1982 novel by Mike Resnick

Birthright: The Book of Man is a science fiction novel (or a novel-like series of vignettes) by American writer Mike Resnick, published in 1982. It describes the fictional history of humanity's conquest of the galaxy that serves as environment for a number of the author's other novels.

==Plot summary==
Birthright spans a timeline of nearly 17 millennia, beginning at a very early stage of expansion from Earth and ending with the death of the last humans.

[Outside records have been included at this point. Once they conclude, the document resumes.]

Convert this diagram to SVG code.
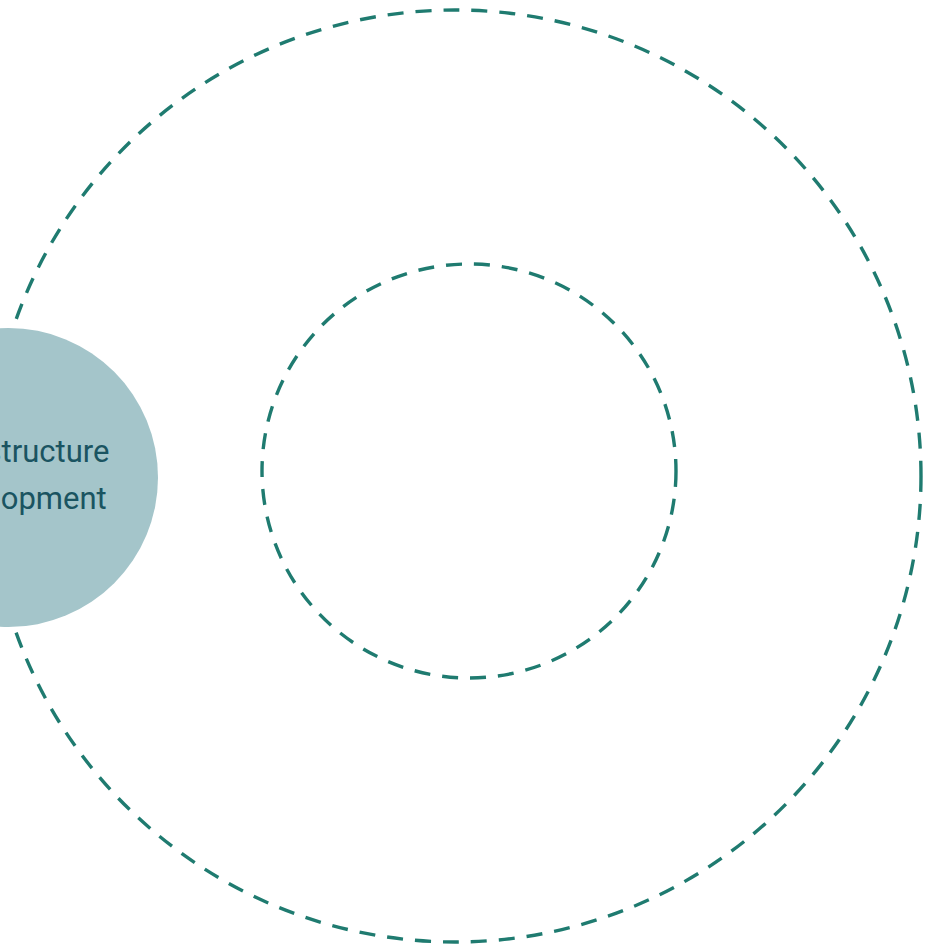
<svg xmlns="http://www.w3.org/2000/svg" width="925" height="948" viewBox="0 0 925 948">
  <style>
    .ring { fill: none; stroke: #1f7b70; stroke-width: 3.4; stroke-dasharray: 16 12; }
    .node { fill: #a4c5ca; }
    .label { font-family: Roboto, "Liberation Sans", sans-serif; font-size: 31px; fill: #1a5461; text-anchor: middle; }
  </style>
  <rect width="925" height="948" fill="#ffffff"/>
  <g id="connectors">
    <circle id="outer-ring" class="ring" cx="455" cy="476" r="466"/>
    <circle id="inner-ring" class="ring" cx="469" cy="471" r="207"/>
  </g>
  <g id="node-infrastructure">
    <circle class="node" cx="8.5" cy="477.5" r="149.5"/>
    <text class="label" x="16" y="462">Infrastructure</text>
    <text class="label" x="16" y="509">Development</text>
  </g>
</svg>
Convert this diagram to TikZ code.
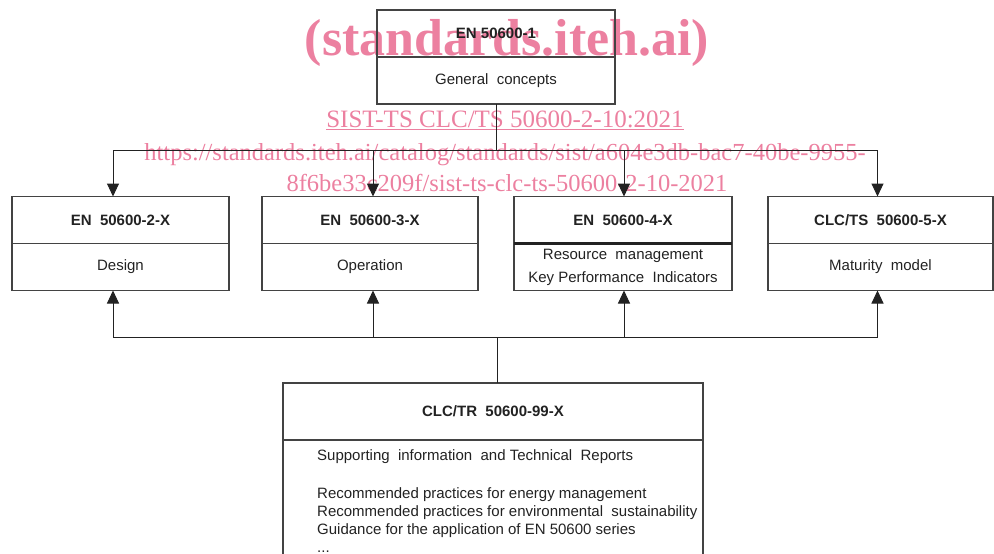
\documentclass[tikz,border=0pt]{standalone}
\usepackage{fontspec}
\setmainfont{Liberation Sans}
\newfontfamily\wmfont{Liberation Serif}
\usepackage{xcolor}
\usetikzlibrary{arrows.meta}
\definecolor{wmpink}{RGB}{236,128,160}
\definecolor{ink}{RGB}{34,34,34}

\begin{document}
\begin{tikzpicture}[x=1pt,y=1pt,>={Triangle[length=13pt,width=12pt]},
  head/.style={draw=ink!85,line width=1.2pt,minimum height=47pt,inner sep=0pt,outer sep=0pt,font=\fontsize{15}{18}\selectfont\bfseries,text=ink},
  body/.style={draw=ink!85,line width=1.2pt,minimum height=47pt,inner sep=0pt,outer sep=0pt,font=\fontsize{15}{18}\selectfont,text=ink,align=center},
  link/.style={draw=ink,line width=1pt},
  wm/.style={text=wmpink,inner sep=0pt}]
  \clip (0,0) rectangle (994,-554);
  % watermark
  \node[wm,font=\wmfont\fontsize{52}{52}\selectfont\bfseries] (wmsite) at (507,-43) {(standards.iteh.ai)};
  \node[wm,font=\wmfont\fontsize{25}{25}\selectfont] (wmcode) at (505,-120) {\underline{SIST-TS CLC/TS 50600-2-10:2021}};
  \node[wm,font=\wmfont\fontsize{24.5}{25}\selectfont] (wmurla) at (505,-155) {https://standards.iteh.ai/catalog/standards/sist/a604e3db-bac7-40be-9955-};
  \node[wm,font=\wmfont\fontsize{24.5}{25}\selectfont] (wmurlb) at (507,-183) {8f6be33c209f/sist-ts-clc-ts-50600-2-10-2021};
  % top
  \node[head,minimum width=238] (en1) at (496,-33.5) {EN 50600-1};
  \node[body,minimum width=238,anchor=north] (en1b) at (en1.south) {General\ \ concepts};
  % row
  \node[head,minimum width=217] (en2) at (120.5,-220) {EN\ \ 50600-2-X};
  \node[body,minimum width=217,anchor=north] (en2b) at (en2.south) {Design};
  \node[head,minimum width=216] (en3) at (370,-220) {EN\ \ 50600-3-X};
  \node[body,minimum width=216,anchor=north] (en3b) at (en3.south) {Operation};
  \node[head,minimum width=218] (en4) at (623,-220) {EN\ \ 50600-4-X};
  \node[body,minimum width=218,anchor=north,font=\fontsize{15}{23}\selectfont] (en4b) at (en4.south) {Resource\ \ management\\Key\ Performance\ \ Indicators};
  \draw[ink,line width=2.2pt] (en4b.north west) -- (en4b.north east);
  \node[head,minimum width=225] (ts5) at (880.5,-220) {CLC/TS\ \ 50600-5-X};
  \node[body,minimum width=225,anchor=north] (ts5b) at (ts5.south) {Maturity\ \ model};
  % bottom
  \node[head,minimum width=420,minimum height=57] (tr99) at (493,-411.5) {CLC/TR\ \ 50600-99-X};
  \node[body,minimum width=420,minimum height=130,anchor=north] (tr99b) at (tr99.south) {};
  \node[anchor=north west,align=left,inner sep=0pt,text=ink,font=\fontsize{15}{18}\selectfont] (tr99txt) at ([shift={(34,-9)}]tr99b.north west)
    {Supporting\ \ information\ \ and Technical\ \ Reports\\[20pt]
     Recommended practices for energy management\\
     Recommended practices for environmental\ \ sustainability\\
     Guidance for the application of EN 50600 series\\
     ...};
  % links
  \coordinate (split) at (496,-150);
  \draw[link] (en1b.south) -- (split);
  \draw[link,->] (split) -| ([xshift=-7.5]en2.north);
  \draw[link,->] (split) -| ([xshift=3]en3.north);
  \draw[link,->] (split) -| ([xshift=1]en4.north);
  \draw[link,->] (split) -| ([xshift=-3]ts5.north);
  \coordinate (merge) at (497,-337);
  \draw[link] (merge) -- (merge |- tr99.north);
  \draw[link,->] (merge) -| ([xshift=-7.5]en2b.south);
  \draw[link,->] (merge) -| ([xshift=3]en3b.south);
  \draw[link,->] (merge) -| ([xshift=1]en4b.south);
  \draw[link,->] (merge) -| ([xshift=-3]ts5b.south);
\end{tikzpicture}
\end{document}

In between, it chronicles a slow but (despite some set-backs) steady conquest of the entire galaxy - inhabited by thousands of sentient alien races, which are overpowered and oppressed using whatever tool it takes: economic pressure, diplomatic finesse, or simple military power.

Not all chapters deal with humanity's treatment of aliens; some also cover the "internal" politics that result in a development of the growing human empire from a democracy to a monarchy. But the biggest theme is undeniably the search for the elusive quality that allows humanity to overcome all opposition and manage the unique feat of conquering the entire galaxy. It is never clearly defined but manifests perhaps most succinctly when it also results in the failure of an attempt to cross the void between galaxies.

Then, after there is no more room for conquest, the only way left is down: internal struggles as well as deep-seated resentment of aliens result in a decline of human power that takes nearly as long as the rise, but is described far less extensively. Somehow, despite whatever enabled humans to achieve total power, they were unable to keep it.

One of the chapters reveals the "literary genre of fiction" as another of humanity's peculiarities, not shared by any alien race.

==Form==
The book is structured into 26 chapters, each of which forms a complete story, with no characters shared between chapters. At first glance, this looks like a collection of short stories, but the individual stories clearly exist only to form a bigger picture.
This impression is reinforced by the linear placement of the stories at key events in the overall timeline.

Each chapter bears the name of a human group or profession on whose contribution to the overall storyline the chapter is focused, such as "The Cartographers", "The Artists", "The Priests".

Furthermore, most of the chapters are prefaced by excerpts from two history textbooks (one written by a human, one by aliens) corresponding to the events described in the chapter. Compared with the "first hand" information the reader gains in the chapters, both sources show a substantial bias in their interpretation of the events while often being in direct contradiction.

==Inspiration and relation to other works==

The book's narrative describes a historical framework which serves as a setting for a number of Resnick's other works of fiction, including the novels Ivory, A Miracle of Rare Design, and Santiago.

The story is inspired by Resnick's personal interest in Africa. Humanity's behavior and motivation is a direct continuation of 16th to 19th century European colonialism and imperialism: ruthless exploitation and domination of other cultures, justified by an ideology of racial superiority. Birthright is based on the speculation that this behavior could be a fundamental trait of humans, which would be exhibited in just the same way towards extraterrestrial aliens. The later part is apparently based on the rather less speculative notion that seemingly invincible empires can and invariably do crumble and disappear, often quite quickly. History provides numerous examples, including Ancient Rome, the Mongol and British Empires and the domain of Alexander the Great.